OPEN AUDITIONS – CATTLE CALLS
All auditions are tough, however, there is one kind of audition that is more soul destroying than any other and that is the ‘open audition’ or ‘cattle call’ where there might be literally hundreds of ambitious and hungry people vying for the director’s attention. Think of the brilliant ‘A Chorus Line’ all those desperate performers … yes it can really be like this!
Open auditions are most often held for large cast productions (musicals, cabaret performers, singers and dancers and small part players in film and television dramas and for pantomime. There are sometimes cattle calls for background artists in commercials. I’ve attended a couple of such auditions. They are truly hateful and demeaning and absolutely horrible, but especially at the beginning of your career – but they are a part of the business, so just grit your teeth, be as prepared as you can be, do the best you can the forget it.
Truly … you really have to forget it, walk away and move on. If you sit waiting for the phone to ring or have any expectations at all, then you will go mad.
You may never hear back from any audition. Sadly the well hackneyed phrase ‘Don’t call us, we’ll call you …’ is absolutely true.
However, you should follow up every audition with a personal thank you letter or email to everyone you meet. A brief ‘thank you for seeing me, it was a pleasure to meet you. I hope we might work together in future’ will suffice.
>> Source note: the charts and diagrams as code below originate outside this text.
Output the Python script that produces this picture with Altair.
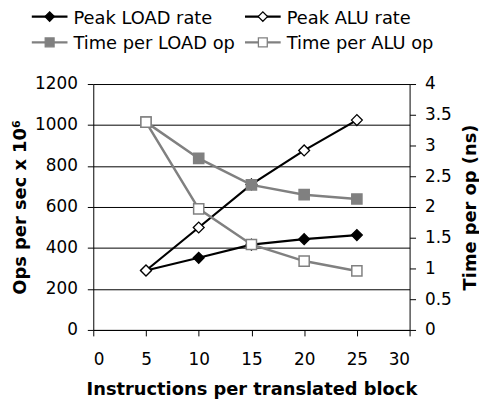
import altair as alt
import pandas as pd

x_vals = [5, 10, 15, 20, 25]
peak_load = [290, 352, 416, 443, 463]
peak_alu = [290, 500, 710, 876, 1024]
time_load = [3.38, 2.79, 2.36, 2.20, 2.13]
time_alu = [3.38, 1.97, 1.39, 1.12, 0.96]

peak_names = ["Peak LOAD rate", "Peak ALU rate"]
time_names = ["Time per LOAD op", "Time per ALU op"]

FONT = "DejaVu Sans"
GRAY = "#808080"
FS = 17
TFS = 18

peak_df = pd.DataFrame({
    "x": x_vals * 2,
    "v": peak_load + peak_alu,
    "series": [peak_names[0]] * 5 + [peak_names[1]] * 5,
})
time_df = pd.DataFrame({
    "x": x_vals * 2,
    "v": time_load + time_alu,
    "series": [time_names[0]] * 5 + [time_names[1]] * 5,
})

xenc = alt.X("x:Q", scale=alt.Scale(domain=[0, 30], nice=False),
             axis=alt.Axis(values=[0, 5, 10, 15, 20, 25, 30], grid=False, format="d",
                           title="Instructions per translated block",
                           tickSize=6, labelPadding=16, titlePadding=13))

left_y = alt.Y("v:Q", scale=alt.Scale(domain=[0, 1200], nice=False),
               axis=alt.Axis(orient="left", values=[0, 200, 400, 600, 800, 1000, 1200],
                             format="d",
                             grid=True, gridColor="#000000", gridWidth=1, gridOpacity=1,
                             title="Ops per sec x 10⁶", tickSize=6, labelPadding=10,
                             titlePadding=5))
right_y = alt.Y("v:Q", scale=alt.Scale(domain=[0, 4], nice=False),
                axis=alt.Axis(orient="right", values=[0, 0.5, 1, 1.5, 2, 2.5, 3, 3.5, 4],
                              format="~g",
                              grid=False, title="Time per op (ns)", titleAngle=270,
                              titleBaseline="top",
                              tickSize=6, labelPadding=9, titlePadding=10))

peak_base = alt.Chart(peak_df)
peak_line = peak_base.mark_line(strokeWidth=2.2).encode(
    x=xenc, y=left_y,
    color=alt.Color("series:N", scale=alt.Scale(domain=peak_names, range=["#000000", "#000000"]), legend=None),
)
peak_pts = peak_base.mark_point(shape="diamond", size=120, strokeWidth=1.3, opacity=1).encode(
    x=xenc, y=left_y,
    fill=alt.Fill("series:N", scale=alt.Scale(domain=peak_names, range=["#000000", "#ffffff"]), legend=None),
    stroke=alt.value("#000000"),
)
left = alt.layer(peak_line, peak_pts)

time_base = alt.Chart(time_df)
time_line = time_base.mark_line(strokeWidth=2.5).encode(
    x=xenc, y=right_y,
    color=alt.Color("series:N", scale=alt.Scale(domain=time_names, range=[GRAY, GRAY]), legend=None),
)
time_pts = time_base.mark_point(shape="square", size=105, strokeWidth=1.5, opacity=1).encode(
    x=xenc, y=right_y,
    fill=alt.Fill("series:N", scale=alt.Scale(domain=time_names, range=[GRAY, "#ffffff"]), legend=None),
    stroke=alt.value(GRAY),
)
right = alt.layer(time_line, time_pts)

# manual legend
legend_entries = [
    (peak_names[0], "diamond", "#000000", "#000000", 2.2, -62, -68),
    (peak_names[1], "diamond", "#ffffff", "#000000", 2.2, 153, -68),
    (time_names[0], "square", GRAY, GRAY, 2.5, -62, -42),
    (time_names[1], "square", "#ffffff", GRAY, 2.5, 153, -42),
]
one = alt.Data(values=[{}])
legend_layers = []
for label, shape, fill, stroke, sw, lx, ly in legend_entries:
    legend_layers.append(alt.Chart(one).mark_rule(color=stroke, strokeWidth=sw).encode(
        x=alt.value(lx), x2=alt.value(lx + 36), y=alt.value(ly)))
    legend_layers.append(alt.Chart(one).mark_point(shape=shape, size=90 if shape == "diamond" else 80,
                                                   fill=fill, stroke=stroke, strokeWidth=1.3,
                                                   opacity=1, filled=False).encode(
        x=alt.value(lx + 18), y=alt.value(ly)))
    legend_layers.append(alt.Chart(one).mark_text(align="left", baseline="alphabetic", font=FONT,
                                                  fontSize=TFS, color="#000000").encode(
        x=alt.value(lx + 42), y=alt.value(ly + 7), text=alt.value(label)))

chart = alt.layer(left, right, *legend_layers).resolve_scale(
    y="independent", color="independent", fill="independent"
).properties(
    width=319, height=248,
    autosize=alt.AutoSizeParams(type="none"),
    padding={"left": 86, "top": 75, "right": 70, "bottom": 70},
).configure_view(stroke=None).configure_axis(
    labelFont=FONT, titleFont=FONT, labelFontSize=FS, titleFontSize=TFS,
    titleFontWeight="bold", labelColor="#000000", titleColor="#000000",
    domainColor="#000000", tickColor="#000000", domainWidth=1, tickWidth=1,
)

chart.save("out.html", embed_options={"renderer": "svg", "actions": False})
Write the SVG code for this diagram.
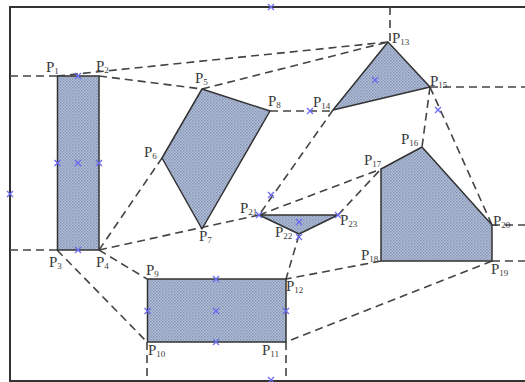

Add a link to your webpage, soundcloud account, spotlight page – and your to social media pages (professional Facebook page rather than your personal one) and invite them to connect with you via LinkedIn and to follow you on Twitter. Follow them on social media, and open a dialogue with them. Ask if they would like to receive regular updates from you – these could be annual / quarterly / monthly. Give them the option to choose rather than bombarding them with regular updates.
I send out an annual round up at the end of every year wishing them good wishes for the festive season and including the highlights of my year … and I send that to all of my contacts.